En mars 2015, nous adressions au cabinet du Premier ministre, à sa demande, une analyse détaillée relative à Alstom Transport. Nous soulignions sa fragilité financière dans un contexte de concentration internationale du ferroviaire et anticipions que la question de son adossement à un partenaire ou concurrent industriel se poserait. Pour finir, nous suggérions de définir un accompagnement avec la profession du ferroviaire.
En mai 2015, après de nombreuses consultations, nous élaborions une fiche détaillée comprenant des propositions et une liste de critères permettant de définir l'intérêt stratégique. Le raisonnement était le suivant : nous dressions un panorama de tous les plans sectoriels par filière, par technologie-clé, lancés ces dernières années sans être vraiment opérants ; nous proposions d'établir une quinzaine de critères assez généraux pour être évolutifs et prendre en compte les nouvelles technologies et les ruptures. Si une entreprise répondait à une majorité d'entre eux, alors il était possible de déterminer qu'elle représentait un intérêt stratégique réel. Nous partions du principe que les entreprises stratégiques ne sont pas toutes des entreprises de haute technologie, mais que l'État n'a pas à s'occuper de l'intelligence économique de toutes les entreprises : la première des politiques d'intelligence économique est en effet à mettre en place par les entreprises elles-mêmes. L'État n'a à intervenir que si les intérêts des entreprises rencontrent l'intérêt national stratégique. En outre, ces critères s'appliquaient à la conquête des marchés internationaux.

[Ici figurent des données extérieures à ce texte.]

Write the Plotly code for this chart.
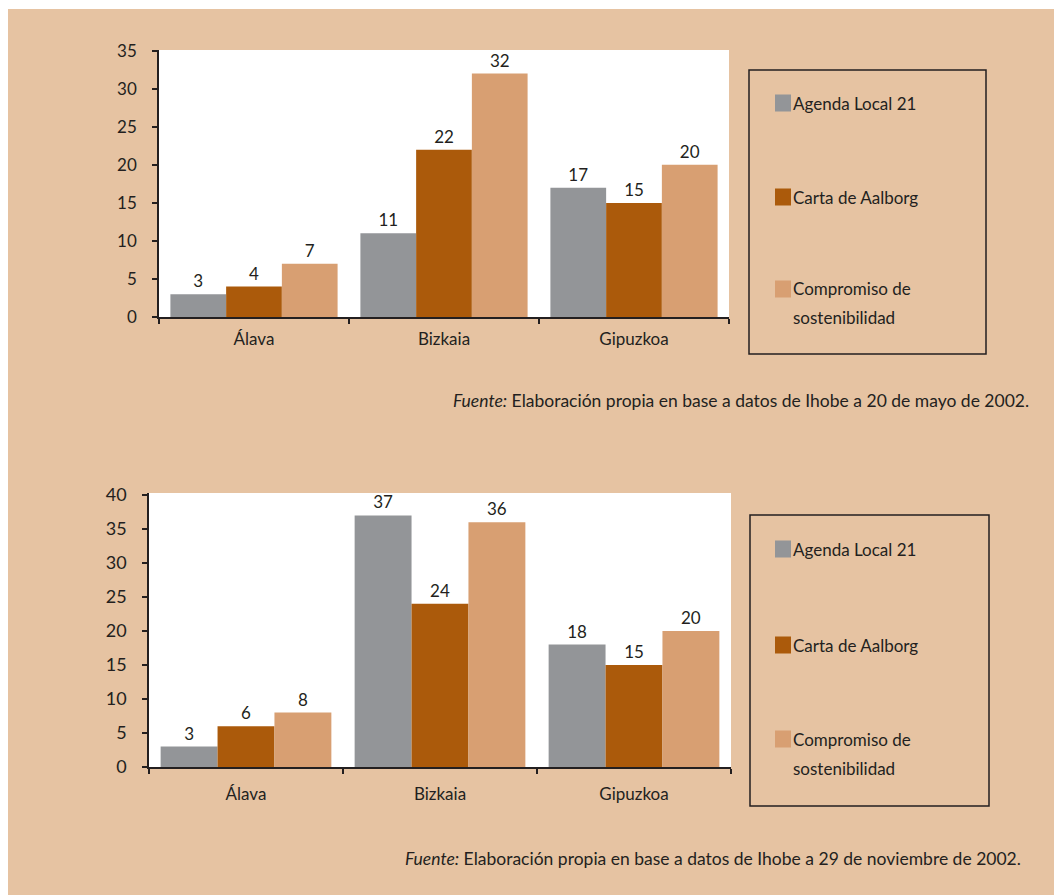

Vers la fin du mois d'avril 2015, nous étions consultés par le Trésor à propos d'Alcatel dans le cadre de la procédure d'autorisation des investissements étrangers. Nous établissions au début du mois de juin une analyse portant sur Alcatel et Nokia en suggérant de demander certaines informations avant de se prononcer, notamment sur la stratégie de gestion des brevets et sur la localisation des activités de conception et de fabrication envisagées par le repreneur. Nous proposions aussi une liste d'engagements qu'il nous paraissait indispensable d'attendre de Nokia.

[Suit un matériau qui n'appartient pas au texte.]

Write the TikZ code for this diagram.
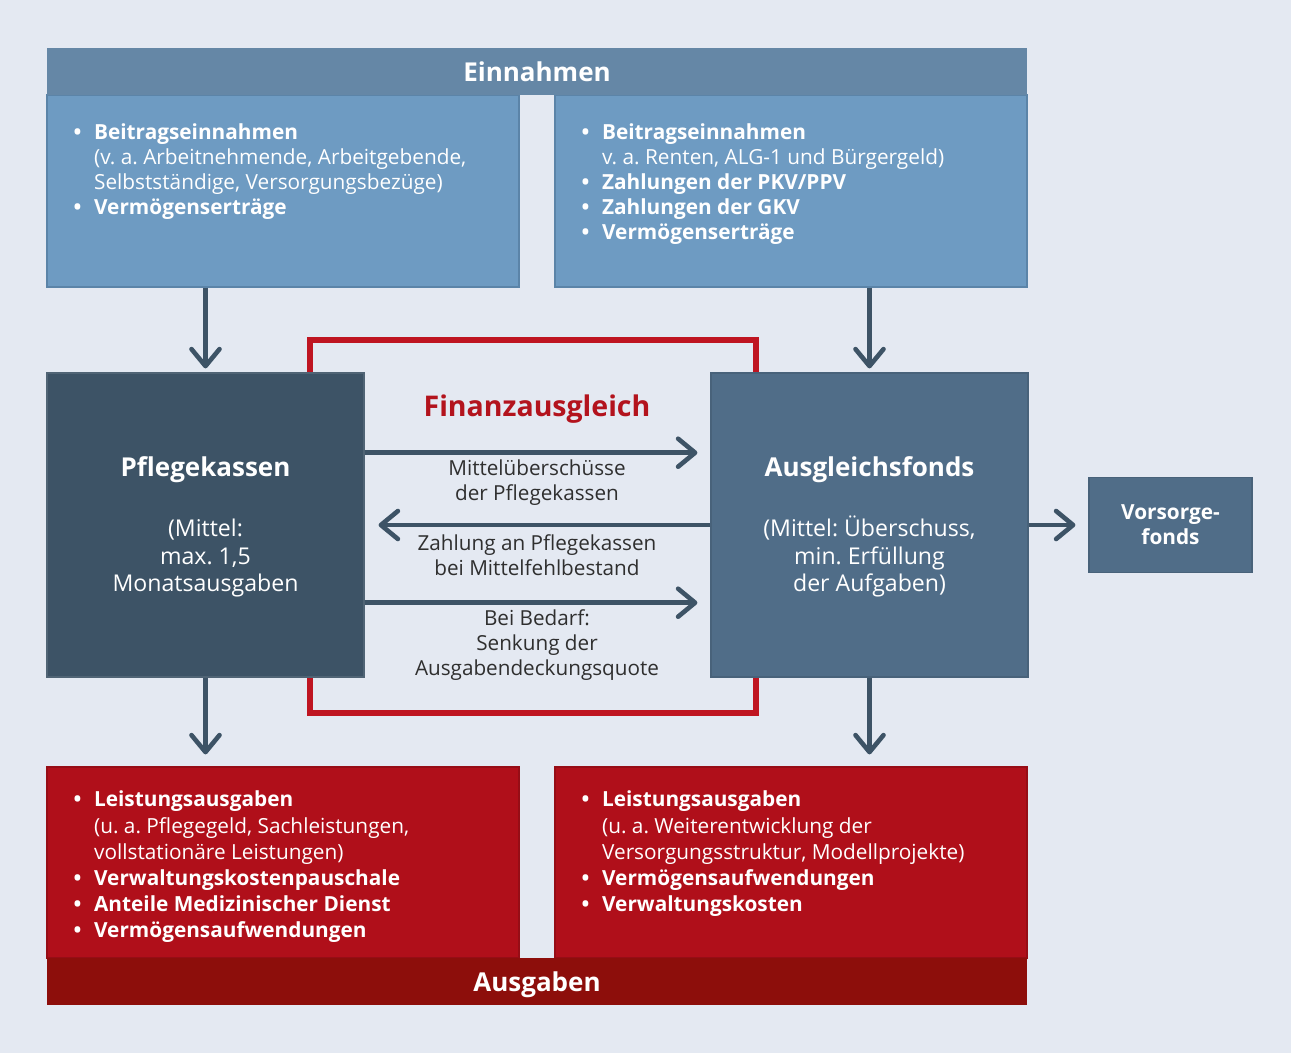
\documentclass[tikz,border=0pt]{standalone}
\usepackage{fontspec}
\setmainfont{Open Sans}
\usetikzlibrary{positioning,arrows.meta}

\definecolor{hintergrund}{HTML}{E4E9F2}
\definecolor{einkopf}{HTML}{6587A6}
\definecolor{einfeld}{HTML}{6E9BC2}
\definecolor{einrand}{HTML}{5B84A8}
\definecolor{kassenblau}{HTML}{3D5366}
\definecolor{fondsblau}{HTML}{506D88}
\definecolor{pfeil}{HTML}{3D5366}
\definecolor{rahmenrot}{HTML}{BF1521}
\definecolor{ausfeld}{HTML}{B00F1A}
\definecolor{auskopf}{HTML}{8D0E0B}
\definecolor{titelrot}{HTML}{B3131D}
\definecolor{schrift}{HTML}{2F2F2F}

\newcommand{\pkt}{\makebox[20.5pt][l]{\textbf{\textbullet}}}
\newcommand{\ein}{\hspace*{20.5pt}}
\frenchspacing

\begin{document}
\begin{tikzpicture}[x = 1pt, y = -1pt, on grid,
    feld/.style      = {rectangle,
                        line width = 1.2pt,
                        minimum width = 472pt,
                        minimum height = 192pt},
    einfeld/.style   = {feld, fill = einfeld, draw = einrand},
    ausfeld/.style   = {feld, fill = ausfeld, draw = ausfeld!85!black,
                        minimum height = 191pt},
    kopf/.style      = {rectangle,
                        minimum width = 980pt,
                        minimum height = 47pt,
                        text height = 20.5pt, text depth = 0pt,
                        text = white,
                        font = \fontsize{26}{30}\selectfont\bfseries},
    kasse/.style     = {rectangle,
                        line width = 1.2pt,
                        minimum width = 317pt,
                        minimum height = 304pt,
                        text = white,
                        align = center,
                        font = \fontsize{23.1}{27.7}\selectfont},
    liste/.style     = {anchor = north west, inner sep = 0pt,
                        align = left, text = white},
    fluss/.style     = {draw = pfeil, line width = 4.6pt,
                        -{Straight Barb[length = 17pt, width = 28pt, round]}},
    fluss text/.style = {anchor = north, inner sep = 0pt,
                        align = center, text = schrift,
                        font = \fontsize{20.7}{25}\selectfont}]

\fill[hintergrund] (0,0) rectangle (1291,1053);
\useasboundingbox (0,0) rectangle (1291,1053);

% red frame round the Finanzausgleich
\node[draw = rahmenrot, line width = 5.3pt, minimum width = 446pt,
      minimum height = 373pt] (FA) at (533,526.5) {};
\node[text = titelrot, font = \fontsize{28.5}{32}\selectfont\bfseries,
      anchor = base] (FAtitel) at (537,416) {Finanzausgleich};

% Einnahmen
\node[einfeld] (EinL) at (283,191) {};
\node[einfeld] (EinR) [right = 508pt of EinL] {};
\node[kopf, fill = einkopf] (Ein) at (537,71.5) {Einnahmen};

\node[liste, font = \fontsize{20.8}{25}\selectfont] (EinLtext)
  at ([shift = {(27,29.5)}]EinL.north west)
  {\pkt\textbf{Beitragseinnahmen}\\
   \ein(v. a. Arbeitnehmende, Arbeitgebende,\\
   \ein Selbstständige, Versorgungsbezüge)\\
   \pkt\textbf{Vermögenserträge}};
\node[liste, font = \fontsize{20.8}{25}\selectfont] (EinRtext)
  at ([shift = {(27,29.5)}]EinR.north west)
  {\pkt\textbf{Beitragseinnahmen}\\
   \ein v. a. Renten, ALG-1 und Bürgergeld)\\
   \pkt\textbf{Zahlungen der PKV/PPV}\\
   \pkt\textbf{Zahlungen der GKV}\\
   \pkt\textbf{Vermögenserträge}};

% Ausgaben
\node[ausfeld] (AusL) at (283,862.5) {};
\node[ausfeld] (AusR) [right = 508pt of AusL] {};
\node[kopf, fill = auskopf] (Aus) at (537,981.5) {Ausgaben};

\node[liste, font = \fontsize{20.8}{26.1}\selectfont] (AusLtext)
  at ([shift = {(27,24.5)}]AusL.north west)
  {\pkt\textbf{Leistungsausgaben}\\
   \ein(u. a. Pflegegeld, Sachleistungen,\\
   \ein vollstationäre Leistungen)\\
   \pkt\textbf{Verwaltungskostenpauschale}\\
   \pkt\textbf{Anteile Medizinischer Dienst}\\
   \pkt\textbf{Vermögensaufwendungen}};
\node[liste, font = \fontsize{20.8}{26.1}\selectfont] (AusRtext)
  at ([shift = {(27,24.5)}]AusR.north west)
  {\pkt\textbf{Leistungsausgaben}\\
   \ein(u. a. Weiterentwicklung der\\
   \ein Versorgungsstruktur, Modellprojekte)\\
   \pkt\textbf{Vermögensaufwendungen}\\
   \pkt\textbf{Verwaltungskosten}};

% Kassen und Fonds
\node[kasse, fill = kassenblau, draw = kassenblau!90!white] (PK) at (205.5,525)
  {{\fontsize{26}{27.7}\selectfont\bfseries\rule{0pt}{24pt}Pflegekassen}\\[32pt]
   (Mittel:\\ max. 1,5\\ Monatsausgaben};
\node[kasse, fill = fondsblau, draw = fondsblau!90!black] (AF) [right = 664pt of PK]
  {{\fontsize{26}{27.7}\selectfont\bfseries\rule{0pt}{24pt}Ausgleichsfonds}\\[32pt]
   (Mittel: Überschuss,\\ min. Erfüllung\\ der Aufgaben)};
\node[rectangle, fill = fondsblau, draw = fondsblau!90!black, line width = 1.2pt,
      minimum width = 163pt, minimum height = 95pt, text = white, align = center,
      font = \fontsize{20.8}{25}\selectfont\bfseries] (VF) [right = 301pt of AF]
  {Vorsorge-\\fonds};

% Pfeile
\draw[fluss, shorten > = 4pt] (EinL.south -| PK) -- (PK.north);
\draw[fluss, shorten > = 4pt] (EinR.south -| AF) -- (AF.north);
\draw[fluss, shorten > = 12pt] (PK.south) -- (AusL.north -| PK);
\draw[fluss, shorten > = 12pt] (AF.south) -- (AusR.north -| AF);

\draw[fluss, shorten > = 13pt] ([yshift = 72.3pt]PK.east) -- ([yshift = 72.3pt]AF.west);
\draw[fluss, shorten > = 14pt] (AF.west) -- (PK.east);
\draw[fluss, shorten > = 13pt] ([yshift = -77.7pt]PK.east) -- ([yshift = -77.7pt]AF.west);
\draw[fluss, shorten > = 13pt] (AF.east) -- (VF.west);

\node[fluss text] (M1) at (537,459.5) {Mittelüberschüsse\\der Pflegekassen};
\node[fluss text] (M2) at (537,534.5) {Zahlung an Pflegekassen\\bei Mittelfehlbestand};
\node[fluss text] (M3) at (537,609.5) {Bei Bedarf:\\Senkung der\\Ausgabendeckungsquote};

\end{tikzpicture}
\end{document}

Dans une note du 18 juin 2015, nous réitérions nos analyses en proposant un nouveau dispositif interministériel complet dans la perspective de la réforme de la procédure des investissements étrangers.
Le 24 juin 2015, il était mis fin à mes fonctions.
En conclusion, je dirai que pour bien remplir son office, l'intelligence économique doit pouvoir fonctionner collectivement en réseau, ce qui suppose d'arriver à faire émerger une réelle logique transversale, dépassant les structures et les territoires de chaque administration sur la base de critères souples et bien définis. C'est à mon sens la seule manière de parvenir à travailler sur le fond pour anticiper en amont et sur le long terme. C'est ce que nous nous sommes efforcés de faire, mais tout cela renvoie à une problématique plus large, inhérente à la réforme de l'État.
En 2014, vous avez indiqué avoir transmis deux notes au Premier ministre sur les sanctions extraterritoriales en droit américain. Portaient-elles sur les cas d'Alstom et d'Alcatel ?
Elles ne concernaient ni Alstom ni Alcatel : il ne nous a pas été demandé de travailler spécifiquement sur ces entreprises. Ces notes portaient sur l'offensive judiciaire américaine. Nous constations une recrudescence de sanctions de la part du DoJ, notamment à l'encontre de toute une série d'entreprises françaises que nous énumérions. Nous essayions de décortiquer la mécanique de ces sanctions et les intentions qui les sous-tendaient et nous formulions des propositions extrêmement précises pour mieux les affronter.
L'affaire Alstom a commencé par l'arrestation à New York le 15 avril 2013 de Frédéric Pierucci. Cette information a-t-elle été prise en compte par l'État et vous a-t-elle été transmise ?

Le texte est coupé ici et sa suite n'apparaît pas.